La généralisation de l’utilisation des énergies renouvelables est incontestable. Or, le contexte de la crise économique permet-il de parler des énergies propres alors que la pays fait face à des difficultés pour satisfaire les besoins les plus élémentaires ?
Justement notre pays est dépourvu de ressources énergétiques. C’est la raison pour laquelle nous ne pouvons encore dépendre de l’extérieur pour notre approvisionnement. Le développement des énergies renouvelables est une urgence pour le royaume. Cela dit, il est clair que cette alternative est valable pour tous. Car la disponibilité des ressources fossiles est limitée dans le temps et les répercussions des changements climatiques nous incitent à regarder plus vers les énergies propres. Au Maroc, nous avons avancé dans les débats. Nous sommes dans la phase d’étude de faisabilité notamment sur l’impact du développement des énergies renouvelables sur le développement local, la création des emplois ainsi que la formation des jeunes. Cette phase concerne également la mise en place d’une stratégie nous permettant de trouver les financements nécessaires pour la réalisation des programmes dans ce sens. Dans le même contexte, l’Agence Masen a piloté, en partenariat avec un groupe saoudien et des partenaires espagnols, un grand projet de production d’une capacité de 500 MW d’énergie solaire à Ouarzazate d’ici 2015. Vous voyez que de grands pays pétroliers s’intéressent également à cette filière qui est, à mon sens, une énergie d’avenir.

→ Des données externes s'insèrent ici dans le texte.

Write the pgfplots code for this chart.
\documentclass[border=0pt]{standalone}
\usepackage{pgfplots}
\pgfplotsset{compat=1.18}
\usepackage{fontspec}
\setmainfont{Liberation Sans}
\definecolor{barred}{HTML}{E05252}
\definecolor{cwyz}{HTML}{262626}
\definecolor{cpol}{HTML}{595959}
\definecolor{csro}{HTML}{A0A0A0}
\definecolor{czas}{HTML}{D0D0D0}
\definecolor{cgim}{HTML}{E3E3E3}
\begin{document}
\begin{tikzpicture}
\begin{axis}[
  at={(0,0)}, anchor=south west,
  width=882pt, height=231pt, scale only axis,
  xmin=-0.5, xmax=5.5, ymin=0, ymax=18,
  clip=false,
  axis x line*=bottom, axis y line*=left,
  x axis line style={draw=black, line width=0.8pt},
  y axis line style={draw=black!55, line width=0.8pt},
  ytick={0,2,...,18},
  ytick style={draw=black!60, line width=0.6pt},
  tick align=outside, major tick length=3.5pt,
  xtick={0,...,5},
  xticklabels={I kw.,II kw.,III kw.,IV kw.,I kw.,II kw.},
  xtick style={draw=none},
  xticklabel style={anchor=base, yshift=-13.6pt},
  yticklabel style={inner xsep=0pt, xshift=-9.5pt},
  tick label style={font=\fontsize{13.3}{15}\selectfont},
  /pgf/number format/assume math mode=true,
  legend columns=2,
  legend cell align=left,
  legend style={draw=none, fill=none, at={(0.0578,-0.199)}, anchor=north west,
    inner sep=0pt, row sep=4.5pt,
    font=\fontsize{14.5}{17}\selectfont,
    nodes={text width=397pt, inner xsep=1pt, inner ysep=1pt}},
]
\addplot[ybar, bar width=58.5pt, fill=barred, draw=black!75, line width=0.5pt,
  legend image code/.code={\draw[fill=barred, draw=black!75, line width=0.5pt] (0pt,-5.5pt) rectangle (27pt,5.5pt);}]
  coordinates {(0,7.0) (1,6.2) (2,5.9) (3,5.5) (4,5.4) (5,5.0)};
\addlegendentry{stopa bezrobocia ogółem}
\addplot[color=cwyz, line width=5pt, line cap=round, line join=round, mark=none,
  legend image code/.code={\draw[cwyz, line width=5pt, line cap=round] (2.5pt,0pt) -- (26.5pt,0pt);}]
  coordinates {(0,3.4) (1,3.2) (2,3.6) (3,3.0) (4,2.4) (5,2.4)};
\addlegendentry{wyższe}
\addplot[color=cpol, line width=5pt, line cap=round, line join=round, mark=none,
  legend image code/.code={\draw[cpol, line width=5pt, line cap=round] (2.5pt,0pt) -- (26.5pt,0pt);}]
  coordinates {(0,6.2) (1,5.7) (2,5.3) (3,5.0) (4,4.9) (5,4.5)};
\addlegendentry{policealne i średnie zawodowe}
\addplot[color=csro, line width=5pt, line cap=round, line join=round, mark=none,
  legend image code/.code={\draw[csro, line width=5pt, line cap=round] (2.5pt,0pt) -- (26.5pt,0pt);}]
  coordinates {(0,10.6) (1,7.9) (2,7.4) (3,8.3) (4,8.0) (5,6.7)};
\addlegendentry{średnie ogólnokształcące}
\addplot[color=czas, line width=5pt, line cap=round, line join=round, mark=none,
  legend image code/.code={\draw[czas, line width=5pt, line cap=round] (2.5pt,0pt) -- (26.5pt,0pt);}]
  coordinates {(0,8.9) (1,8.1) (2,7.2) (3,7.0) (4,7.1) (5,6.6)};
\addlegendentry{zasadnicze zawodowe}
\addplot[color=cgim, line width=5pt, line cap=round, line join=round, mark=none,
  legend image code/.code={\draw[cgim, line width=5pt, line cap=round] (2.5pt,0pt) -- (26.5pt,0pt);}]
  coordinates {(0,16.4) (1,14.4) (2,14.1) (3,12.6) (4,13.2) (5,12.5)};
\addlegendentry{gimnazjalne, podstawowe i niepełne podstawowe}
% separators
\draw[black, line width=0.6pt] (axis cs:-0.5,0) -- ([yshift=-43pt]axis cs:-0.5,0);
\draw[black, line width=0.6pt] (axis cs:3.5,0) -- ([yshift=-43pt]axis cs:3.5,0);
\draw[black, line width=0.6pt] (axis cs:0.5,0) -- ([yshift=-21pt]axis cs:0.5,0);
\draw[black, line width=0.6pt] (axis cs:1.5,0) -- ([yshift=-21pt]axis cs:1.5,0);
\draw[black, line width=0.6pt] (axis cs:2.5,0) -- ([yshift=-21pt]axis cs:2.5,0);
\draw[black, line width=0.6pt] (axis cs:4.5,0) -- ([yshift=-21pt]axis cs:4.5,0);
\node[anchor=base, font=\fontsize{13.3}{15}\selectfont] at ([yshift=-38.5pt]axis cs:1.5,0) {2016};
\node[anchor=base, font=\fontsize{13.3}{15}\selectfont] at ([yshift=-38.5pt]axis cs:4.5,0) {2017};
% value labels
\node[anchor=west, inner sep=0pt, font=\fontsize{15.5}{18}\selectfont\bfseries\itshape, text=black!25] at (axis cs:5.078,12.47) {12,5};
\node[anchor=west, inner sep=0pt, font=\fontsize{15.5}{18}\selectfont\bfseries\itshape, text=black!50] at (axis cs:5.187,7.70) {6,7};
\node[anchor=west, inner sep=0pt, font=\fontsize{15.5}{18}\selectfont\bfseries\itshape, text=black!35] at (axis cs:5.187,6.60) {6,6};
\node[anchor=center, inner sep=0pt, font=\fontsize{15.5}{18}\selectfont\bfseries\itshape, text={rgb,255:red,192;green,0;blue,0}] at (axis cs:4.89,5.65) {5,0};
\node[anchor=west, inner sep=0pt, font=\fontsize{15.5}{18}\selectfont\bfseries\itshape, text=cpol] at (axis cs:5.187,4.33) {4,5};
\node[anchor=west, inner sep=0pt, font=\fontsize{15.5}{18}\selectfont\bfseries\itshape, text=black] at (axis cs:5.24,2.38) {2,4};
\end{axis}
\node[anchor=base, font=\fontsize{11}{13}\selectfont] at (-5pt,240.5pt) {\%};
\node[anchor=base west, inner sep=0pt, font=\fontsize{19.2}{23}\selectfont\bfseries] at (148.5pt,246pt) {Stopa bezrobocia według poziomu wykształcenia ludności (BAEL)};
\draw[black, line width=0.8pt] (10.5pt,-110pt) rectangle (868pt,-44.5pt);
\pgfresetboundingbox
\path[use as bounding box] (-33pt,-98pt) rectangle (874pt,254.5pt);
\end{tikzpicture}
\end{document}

Les marocains habitant dans les zones rurales adhèrent-ils à la perspective de l’utilisation des énergies renouvelables ?
Vous avez raison de souligner ce point car il est très important. Nous avons effectivement procédé à des campagnes de sensibilisation à l’intention des décideurs locaux et des citoyens pour expliquer l’importance du recours aux énergies renouvelables. Même si le pays a actuellement d’autres priorités, ce volet doit être pris en charge dès à présent. Pour conclure, je dirais que contrairement à ce que l’on croit, les nouvelles générations sont très sensibilisées aux problèmes environnementaux grâce à l’éducation. De ce fait, l’espoir d’une adhésion progressive est permis.